Barrington Williams, B1Daily

Dr. John Henrik Clarke stands as one of the most important intellectual architects of modern Black historical consciousness. At a time when Black history was either erased, distorted, or treated as a footnote to Western civilization, Clarke dedicated his life to restoring truth, dignity, and continuity to the story of Black people across the globe.

Born in 1915 in Union Springs, Alabama, Clarke was shaped by the realities of segregation but refused to be confined by them. Largely self-taught, he moved to Harlem during the height of the Harlem Renaissance, where he absorbed knowledge not from universities, but from elders, writers, activists, and community institutions. That environment helped mold him into a scholar who believed history should serve the people, not just academia.

Clarke’s greatest contribution was his insistence that Black history did not begin with slavery.
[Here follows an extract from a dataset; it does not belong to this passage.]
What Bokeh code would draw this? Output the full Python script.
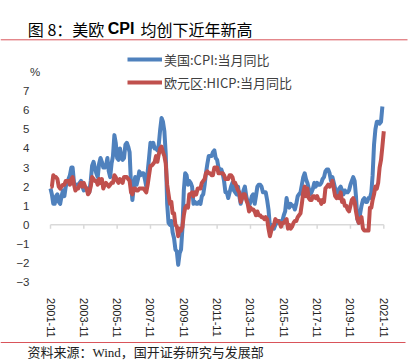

He challenged Eurocentric narratives that portrayed Africa as a land without civilization, documenting instead the deep intellectual, political, and cultural legacies of ancient Black societies. Through his books, essays, and lectures, he reframed Black people as central forces in world history, not peripheral participants.

As a professor at Hunter College and founder of the Black Heritage Studies Association, Clarke fought relentlessly for the legitimacy of Black Studies programs in American universities. He understood that control over historical narrative is a form of power, and he believed Black students deserved an education that affirmed their humanity and ancestral brilliance. His scholarship was never detached from purpose—it was a tool of liberation.

Clarke was also a public intellectual in the truest sense. He spoke plainly, with moral clarity, urging Black people to know their past in order to define their future. His famous assertion that “history is a clock that people use to tell their political and cultural time of day” captured his belief that historical ignorance leaves communities vulnerable to domination.

Dr. John Henrik Clarke

More than a historian, Dr. John Henrik Clarke was a cultural warrior. His legacy lives in every classroom that teaches Black history with honesty, in every student who learns that their story did not begin in chains, and in every movement that understands liberation requires memory. He did not simply study history—he restored it, protected it, and handed it forward.